One Wartrace resident put dealing with the outages this way: “You’re in the shower, you get to washing your hair, and the water goes off, and you’ve got a head full of soap. There’s just no warning...” She did add that the outages have gotten better since she first moved to Wartrace several years ago.  

Another woman said her bill went up to over $100 from $80, even though only two people live in the house, while another Beechgrove resident said her bill went up $20. 

 “We understand the rate is going to go up. It’s just how much it’s gone up and in such a short amount of time,” she said.  

Mackenzie Carter, a contractor with South Central Tennessee Development District said, “The reason why it jumped up so much is the comptroller’s office. Because they [the Town of Wartrace] haven’t increased rates for 15 years, the comptroller’s office said, ‘you must,’ and here is how much. So, it’s not necessarily Wartrace doing this.”  

Essentially, the Duck River Utility District produces the water then sells it to Tullahoma, who then sells it to Wartrace.  

One Beechgrove resident, Scott Vicary, said the water is “going through so many hands, so everybody needs a profit.”  

Vicary and his wife say they are paying $70 per month. They were paying $18 a month when they were living near Manchester. He pointed out it’s a “significant difference.”  
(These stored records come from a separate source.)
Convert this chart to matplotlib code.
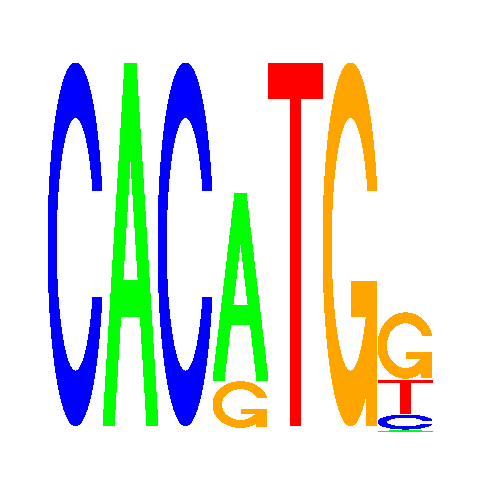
import numpy as np
import matplotlib
matplotlib.use('Agg')
import matplotlib.pyplot as plt
from matplotlib.path import Path
from matplotlib.patches import PathPatch

# letter heights (bits) per position
positions = [1, 2, 3, 4, 5, 6, 7]
bits_A = [0.0, 2.0, 0.0, 1.032, 0.0, 0.0, 0.0055]
bits_C = [2.0, 0.0, 2.0, 0.0, 0.0, 0.0, 0.077]
bits_G = [0.0, 0.0, 0.0, 0.251, 0.0, 2.0, 0.36]
bits_T = [0.0, 0.0, 0.0, 0.0, 2.0, 0.0, 0.1875]
# where each stack starts (slightly below zero in two columns)
stack_base = [0.0, 0.0, 0.0, -0.009, 0.0, 0.0, -0.032]
gap = 0.008

colors = {'A': '#00ff00', 'C': '#0000ff', 'G': '#ffa500', 'T': '#ff0000'}


# letter outlines in a unit box
def poly_path(polys):
    verts, codes = [], []
    for p in polys:
        verts += list(p) + [p[0]]
        codes += [Path.MOVETO] + [Path.LINETO] * (len(p) - 1) + [Path.CLOSEPOLY]
    return Path(np.array(verts, float), codes)


def ring():
    a1 = np.linspace(0.3 + np.pi / 2, np.pi, 100)
    a2 = np.linspace(np.pi, 1.5 * np.pi, 100)
    xl = np.r_[0.5 + 0.5 * np.sin(a1), 0.5 + 0.5 * np.sin(a2)]
    yl = np.r_[0.5 + 0.5 * np.cos(a1), 0.5 + 0.5 * np.cos(a2)]
    top = (0.5 + 0.5 * np.cos(a1)).max()
    xo = np.r_[xl, xl[::-1]]
    yo = np.r_[yl, 1 - yl[::-1]]
    xi1 = 0.5 + 0.35 * np.sin(a1)
    yi1 = 0.5 + 0.35 * np.cos(a1)
    keep = yi1 <= top
    xi1, yi1 = xi1[keep], yi1[keep]
    yi1[0] = top
    xi = np.r_[xi1, 0.5 + 0.35 * np.sin(a2)]
    yi = np.r_[yi1, 0.5 + 0.35 * np.cos(a2)]
    xin = np.r_[xi, xi[::-1]]
    yin = np.r_[yi, 1 - yi[::-1]]
    x = np.r_[xo, xin[::-1]]
    y = np.r_[yo, yin[::-1]]
    return list(zip(x, y)), (0.5 + 0.5 * np.sin(a1)).max()


ring_pts, r1 = ring()
shapes = {
    'A': [poly_path([[(0, 0), (0.4, 1), (0.6, 1), (1, 0), (0.8, 0), (0.68, 0.3),
                      (0.32, 0.3), (0.2, 0)],
                     [(0.64, 0.4), (0.5, 0.75), (0.36, 0.4)]])],
    'T': [poly_path([[(0, 1), (1, 1), (1, 0.9), (0.6, 0.9), (0.6, 0), (0.4, 0),
                      (0.4, 0.9), (0, 0.9)]])],
    'C': [poly_path([ring_pts])],
    'G': [poly_path([ring_pts]),
          poly_path([[(r1, 0.4), (0.5, 0.4), (0.5, 0.3), (r1 - 0.2, 0.3),
                      (r1 - 0.2, 0), (r1, 0)]])],
}

fig = plt.figure(figsize=(4.8, 4.8), dpi=100)
ax = fig.add_axes([48 / 480, 54.3 / 480, 385 / 480, 362.7 / 480])
ax.set_xlim(0.5, 7.5)
ax.set_ylim(0, 2)
ax.axis('off')


def draw_letter(ch, x, y, h):
    for path in shapes[ch]:
        v = path.vertices.copy()
        v[:, 0] = x - 0.5 + v[:, 0]
        v[:, 1] = y + h * v[:, 1]
        ax.add_patch(PathPatch(Path(v, path.codes), facecolor=colors[ch],
                               edgecolor='none', antialiased=False, clip_on=False))


for i, p in enumerate(positions):
    col = [('A', bits_A[i]), ('C', bits_C[i]), ('G', bits_G[i]), ('T', bits_T[i])]
    col = sorted([c for c in col if c[1] > 0], key=lambda c: c[1])
    y = stack_base[i]
    for ch, h in col:
        draw_letter(ch, p, y, h)
        y += h + gap

plt.savefig('out.png', dpi=100, facecolor='white')
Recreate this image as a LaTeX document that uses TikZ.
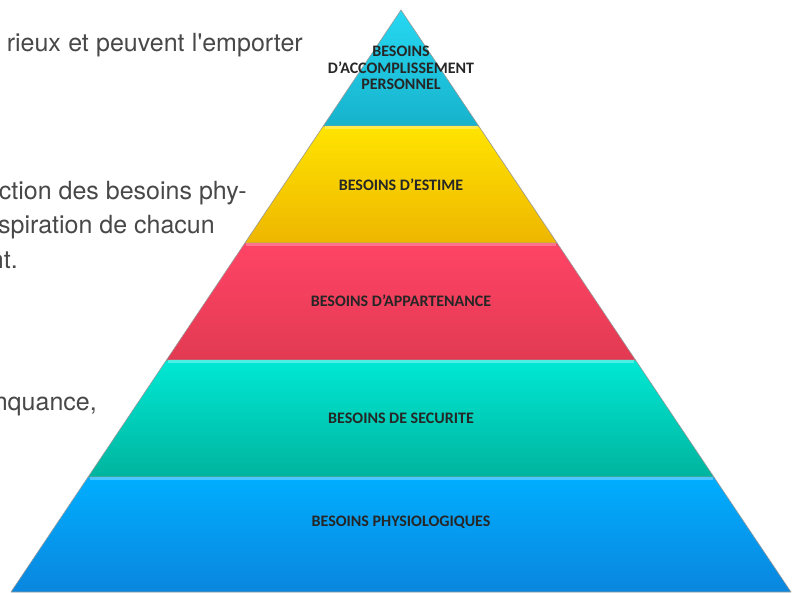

“They’ve done a lot of grants to get money for Project Cardinal and all that infrastructure out there. But can you get us grants for water out here? . . . . Help us take care of the people who are already here,” Vicary said.  

State Rep. Pat Marsh helped to get the grant for the waterline extension project to Union Ridge (Marsh added that Gov. Bill Haslam put it in his own personal budget four years ago.)  

“We are constantly working with TDEC [Tennessee Department of Environment and Conservation] on these problems and opportunities. Bell Buckle and Wartrace have got so few people that a lot of times they don’t qualify for grants because there’s not enough people per dollar... But I’d be glad to work on it,” said Marsh.  

There’s around $1.3 billion dollars in American Rescue Plan funds for wastewater projects, which areas like Wartrace, Bell Buckle, and Normandy are able to apply for.  

“It’s just when you get to rural areas, it’s so expensive and takes such a long time and serves such a small amount of people,” said Marsh.  

Wartrace’s water district has hundreds of miles of pipe and less than 1300 people to pay for it, according to Wartrace Mayor Cindy Drake. A letter was sent out from the mayor’s office in early July explaining residential customers in Wartrace town limits will pay a base rate of $20.55, while those living outside town limits pay a base rate of $50.20.  

According to Drake, this amount includes sewer, while city residents pay for sewer in a separate bill. Drake said the rate is essentially the same for city and county residents.  

However, Beechgrove residents don’t have sewer. So, why the extra cost?  

“As for the ‘extra money,’ as far as I know, it’s going toward the improvement of the infrastructure and it’s going to be useful,” said Vaickus. Also, pipes in the county require more maintenance.  

Kathy Tyson, town recorder for Wartrace, said, “We are undergoing a rate study right now...that rate study will determine whether they go down or up.” Tyson added that they finished their audit and finished the year in the black.